Once converted to lower case, there are 5650 unique words in the Series
Once punctuation is stripped, there are 3226 unique words in the Series
In the cleaned Series the top ten most common words are:
in, you, said, she, it, of, a, to, and, the


In [107]:
# 2d. Now that we have a more cleaned data set, lets compare word lengths
#     In this cleaned Series are the words with b on average longer or shorter
#     than the words without a 'b'? 

# Step 1. Get mask for b words - get new series

hasb_ser =  alice_ser_c.map(lambda x: x if 'b' in x else float('NaN')).dropna()

# Step 1a. Get new series with the length of these words
len_hasb_ser = hasb_ser.map(len) # A new series of lengths of these words

# Step 1b. Get the average length 
avg_len_hasb = len_hasb_ser.mean()

#Step 2. Get mask for non-b words - get new series
notb_ser = alice_ser_c.map(lambda x: float('NaN') if 'b' in x else x).dropna()

# Step 2a. 
len_notb_ser = notb_ser.map(len) # A new series of lengths of these words

# Step 2b. 
avg_len_nonb = len_notb_ser.mean()

bword_longer = avg_len_hasb > avg_len_nonb # A Boolean representing if b words are longer on avg.

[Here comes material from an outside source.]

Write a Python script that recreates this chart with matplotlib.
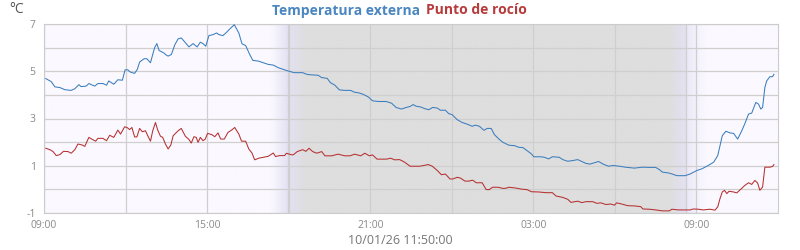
import numpy as np
import matplotlib.pyplot as plt

plt.rcParams['font.family'] = ['Open Sans', 'DejaVu Sans']

# minutes since 09:00 (10/01 09:00 -> 11/01 11:50)
temp_min = [4, 16, 24, 35, 46, 60, 68, 77, 82, 93, 99, 112, 119, 130, 138, 143, 154, 163, 173,
            179, 185, 190, 200, 206, 211, 221, 227, 235, 244, 249, 254, 264, 271,
            274, 281, 289, 296, 303, 311, 320, 329, 338, 345, 351, 357, 364, 373, 381, 386,
            395, 403, 410, 420, 425, 430, 437, 445, 454, 461, 473, 484, 495, 506, 517, 528,
            539, 552, 557, 571, 580, 588, 605, 613, 625, 632, 642, 652, 664, 677, 684, 696,
            706, 716, 725, 738, 755, 767, 777, 789, 800, 808, 815, 821, 831, 840, 849, 858,
            868, 875, 886, 893, 901, 912, 923, 934, 945, 952, 961, 971, 978, 987, 994, 1004,
            1013, 1026, 1039, 1048, 1057, 1066, 1076, 1081, 1096, 1104, 1114, 1122, 1137,
            1145, 1156, 1167, 1178, 1187, 1196, 1205, 1214, 1224, 1234, 1246, 1256, 1270,
            1283, 1303, 1321, 1336, 1350, 1358, 1365, 1380, 1397, 1415, 1426, 1441, 1452,
            1466, 1478, 1487, 1492, 1497, 1505, 1514, 1522, 1531, 1540, 1547, 1555, 1562,
            1571, 1577, 1582, 1586, 1591, 1595, 1602, 1608, 1611]
temp_val = [4.69, 4.56, 4.34, 4.31, 4.22, 4.19, 4.26, 4.43, 4.35, 4.37, 4.48, 4.37, 4.48, 4.48,
            4.41, 4.59, 4.45, 4.64, 4.62, 5.06, 5.06, 4.97, 4.91, 5.08, 5.39, 5.53, 5.53,
            5.36, 5.99, 6.17, 5.88, 5.78, 5.67, 5.64, 5.71, 6.13, 6.37, 6.41, 6.23, 6.03,
            6.17, 6.03, 6.23, 6.17, 6.06, 6.51, 6.55, 6.62, 6.55, 6.51, 6.65, 6.79, 6.97,
            6.79, 6.62, 6.16, 6.09, 5.71, 5.46, 5.43, 5.36, 5.29, 5.26, 5.15, 5.08, 5.01,
            4.94, 4.94, 4.94, 4.87, 4.85, 4.83, 4.73, 4.70, 4.52, 4.41, 4.21, 4.19, 4.19,
            4.12, 4.08, 4.01, 3.91, 3.75, 3.72, 3.72, 3.65, 3.47, 3.40, 3.47, 3.51, 3.59,
            3.52, 3.49, 3.42, 3.37, 3.47, 3.44, 3.35, 3.35, 3.21, 3.16, 2.95, 2.83, 2.76,
            2.67, 2.72, 2.67, 2.50, 2.58, 2.58, 2.32, 2.13, 1.99, 1.87, 1.85, 1.78, 1.77,
            1.64, 1.50, 1.38, 1.38, 1.36, 1.29, 1.38, 1.36, 1.26, 1.19, 1.22, 1.26, 1.18,
            1.10, 1.07, 1.12, 1.18, 1.07, 0.98, 1.01, 0.98, 0.94, 0.90, 0.94, 0.93, 0.93,
            0.84, 0.73, 0.69, 0.58, 0.58, 0.65, 0.80, 0.87, 1.01, 1.15, 1.43, 1.85, 2.27,
            2.46, 2.39, 2.37, 2.13, 2.48, 2.79, 3.19, 3.23, 3.68, 3.61, 3.40, 3.47, 4.31,
            4.59, 4.77, 4.77, 4.87]

dew_min = [4, 13, 20, 27, 35, 43, 53, 60, 68, 75, 84, 90, 99, 107, 114, 119, 130, 138, 145,
           154, 163, 169, 178, 184, 189, 194, 200, 205, 211, 217, 224, 229, 235, 240, 246,
           251, 257, 262, 268, 274, 280, 285, 296, 303, 312, 320, 325, 331, 336, 340, 345,
           351, 356, 361, 370, 377, 384, 390, 398, 406, 414, 421, 430, 436, 445, 452, 459,
           465, 474, 484, 495, 506, 511, 520, 531, 535, 545, 550, 559, 571, 578, 585, 593,
           602, 613, 620, 635, 649, 664, 675, 686, 699, 708, 718, 725, 735, 756, 765, 774,
           785, 796, 808, 815, 830, 838, 848, 857, 868, 877, 886, 896, 902, 912, 919, 929,
           938, 946, 954, 967, 976, 983, 990, 1002, 1013, 1020, 1026, 1040, 1054, 1066,
           1076, 1092, 1108, 1122, 1130, 1145, 1156, 1163, 1178, 1187, 1196, 1211, 1220,
           1229, 1240, 1251, 1259, 1264, 1277, 1288, 1303, 1317, 1322, 1336, 1350, 1365,
           1380, 1386, 1400, 1426, 1433, 1444, 1455, 1470, 1481, 1487, 1492, 1497, 1502,
           1507, 1512, 1522, 1529, 1539, 1547, 1555, 1562, 1569, 1575, 1580, 1586, 1591,
           1602, 1608, 1611]
dew_val = [1.74, 1.68, 1.60, 1.43, 1.47, 1.61, 1.60, 1.53, 1.68, 1.92, 1.88, 1.82, 2.20, 2.11,
           2.04, 2.16, 2.16, 2.06, 2.29, 2.20, 2.51, 2.34, 2.65, 2.61, 2.53, 2.62, 2.22,
           2.22, 2.58, 2.44, 2.48, 2.27, 2.04, 2.48, 2.83, 2.51, 2.25, 2.20, 1.92, 1.71,
           1.88, 2.27, 2.48, 2.58, 2.25, 2.11, 1.96, 2.23, 2.20, 1.99, 2.20, 2.06, 2.13,
           2.37, 2.32, 2.23, 2.39, 2.13, 2.13, 2.41, 2.51, 2.62, 2.34, 2.04, 2.04, 1.71,
           1.54, 1.25, 1.32, 1.36, 1.40, 1.54, 1.39, 1.43, 1.43, 1.53, 1.47, 1.46, 1.60,
           1.68, 1.61, 1.74, 1.60, 1.53, 1.60, 1.42, 1.42, 1.49, 1.42, 1.42, 1.49, 1.42,
           1.53, 1.42, 1.46, 1.28, 1.28, 1.32, 1.25, 1.26, 1.15, 0.98, 0.98, 0.98, 1.01,
           1.05, 0.98, 0.80, 0.62, 0.65, 0.44, 0.44, 0.51, 0.48, 0.35, 0.35, 0.39, 0.28,
           0.28, -0.01, -0.01, 0.09, 0.09, 0.04, 0.05, 0.09, 0.06, 0.01, -0.01, -0.10,
           -0.11, -0.14, -0.14, -0.28, -0.34, -0.42, -0.55, -0.50, -0.56, -0.52, -0.52,
           -0.59, -0.57, -0.64, -0.62, -0.67, -0.57, -0.63, -0.69, -0.70, -0.73, -0.83,
           -0.84, -0.87, -0.91, -0.91, -0.84, -0.87, -0.87, -0.83, -0.84, -0.87, -0.84,
           -0.88, -0.74, -0.39, -0.11, -0.04, -0.18, -0.08, -0.11, -0.15, 0.03, 0.17,
           0.28, 0.21, 0.38, 0.27, -0.04, 0.10, 0.94, 0.94, 0.97, 1.05]

x_ticks = [0, 180, 360, 540, 720, 900, 1080, 1260, 1440]
x_labels = ['09:00', '', '15:00', '', '21:00', '', '03:00', '', '09:00']
y_ticks = [-1, 0, 1, 2, 3, 4, 5, 6, 7]
y_labels = ['-1', '', '1', '', '3', '', '5', '', '7']
sunset, sunrise = 538, 1418

fig = plt.figure(figsize=(8, 2.5), dpi=100)
ax = fig.add_axes([0.055, 0.148, 0.9175, 0.756])

# background: day lavender, night gray, soft twilight edges
bg = np.array([251, 249, 255]) / 255
lav = np.array([228, 225, 243]) / 255
pale = np.array([236, 233, 248]) / 255
gray = np.array([222, 222, 222]) / 255
stops_x = [0, sunset - 38, sunset, sunset + 2, sunset + 38, sunrise - 38, sunrise, sunrise + 1,
           1440, 1465, 1620]
stops_c = [bg, bg, lav, lav, gray, gray, lav, pale, pale * 0.5 + bg * 0.5, bg, bg]
xs = np.arange(0, 1621)
img = np.zeros((1, len(xs), 3))
for k in range(3):
    img[0, :, k] = np.interp(xs, stops_x, [c[k] for c in stops_c])
ax.imshow(img, extent=[0, 1620, -1, 7], aspect='auto', zorder=0, interpolation='bilinear')

ax.set_xlim(0, 1620)
ax.set_ylim(-1, 7)
ax.set_xticks(x_ticks)
ax.set_xticklabels(x_labels)
ax.set_yticks(y_ticks)
ax.set_yticklabels(y_labels)
ax.grid(True, color='#cfcfcf', linewidth=0.9)
ax.set_axisbelow(True)
ax.axvline(sunset, color='#cfcfcf', linewidth=0.9, zorder=1)
ax.axvline(sunrise, color='#cfcfcf', linewidth=0.9, zorder=1)
for s in ax.spines.values():
    s.set_color('#cccccc')
ax.tick_params(length=0, colors='#8a8a8a', labelsize=7.5)
ax.tick_params(axis='y', pad=6)
ax.tick_params(axis='x', pad=5)

ax.plot(temp_min, temp_val, color='#3a7dbd', linewidth=0.75, zorder=3)
ax.plot(dew_min, dew_val, color='#b5302f', linewidth=0.75, zorder=3)

fig.text(420 / 800, 0.958, 'Temperatura externa', color='#4a86c0', fontsize=10,
         fontweight='bold', ha='right', va='center')
fig.text(426 / 800, 0.958, 'Punto de rocío', color='#b83b3b', fontsize=10,
         fontweight='bold', ha='left', va='center')
fig.text(9 / 800, 0.962, '°C', color='#555555', fontsize=10, ha='left', va='center')
fig.text(400 / 800, 1 - 241 / 250, '10/01/26 11:50:00', color='#777777', fontsize=9,
         ha='center', va='center')

fig.savefig('out.png', dpi=100)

print(f"It is {bword_longer} that words with 'b' are longer on average.",
      f"'b' words are an average {avg_len_hasb:0.1f} characters in length.",
      f"The others are an average {avg_len_nonb:0.1f} characters in length.")

It is True that words with 'b' are longer on average. 'b' words are an average 5.7 characters in length. The others are an average 4.1 characters in length.


# Block 3. From data back to phenomena 

We took the data from Project Guttenberg as is and then acted upon this as if it were Alice's Adventures in Wonderland. But is it true? Look at the file in a browser. It has a header, author names, details at the bottom, etc... Further, you might notice that there is at least one kind of punctuation that links two separate words but has no space in between. 

Below this is partially a question for discussion: How can we clean the data so that the string which is converted to a Series represents the text of the book and not the front and back matter? Later on there are techniques called regular expressions which might help, but I think we can get away with stripping that text without regex. 

Below, propose an approach that will strip out the top and bottom text from the .txt file. Consider an approach that might be more general than for this specific text file but more general to text files from Project Guttenberg. For example, would it work with the text from Wilde's A Picture of Dorian Gray? See: https://www.gutenberg.org/cache/epub/174/pg174.txt

In [108]:
# 3a. How many words have we removed by stripping out the license?
#     Note, this assumes the same simple split by space

def remove_gutenberg_license(text):
    '''Removes the licence text from the top and bottom of files 
       downloaded from Project Gutenberg''' 

    lines = pd.Series(text.split('\n'))
    line_bookends = lines.map(lambda x: x[0:9] == '*** START' or x[0:7] == '*** END')
    start_end = line_bookends[line_bookends].index
    
    return '\n'.join(lines[(start_end[0] + 1):start_end[1]])

alice_path = "https://www.gutenberg.org/files/11/11-0.txt"
doriangray_path = "https://www.gutenberg.org/cache/epub/174/pg174.txt"

req = requests.get(alice_path)
text = req.content.decode("utf-8")
new_text = remove_gutenberg_license(text)
less_words_alice = len(text.split()) - len(new_text.split())

req = requests.get(doriangray_path)
text = req.content.decode("utf-8")
new_text = remove_gutenberg_license(text)
less_words_dg = len(text.split()) - len(new_text.split())

print(f"By removing the license from the text we process, we have removed {less_words_alice} words from the Alice file prior to processing.")
print(f"By removing the license from the text we process, we have removed {less_words_dg} words from the Dorian Gray file prior to processing.")

By removing the license from the text we process, we have removed 3069 words from the Alice file prior to processing.
By removing the license from the text we process, we have removed 3048 words from the Dorian Gray file prior to processing.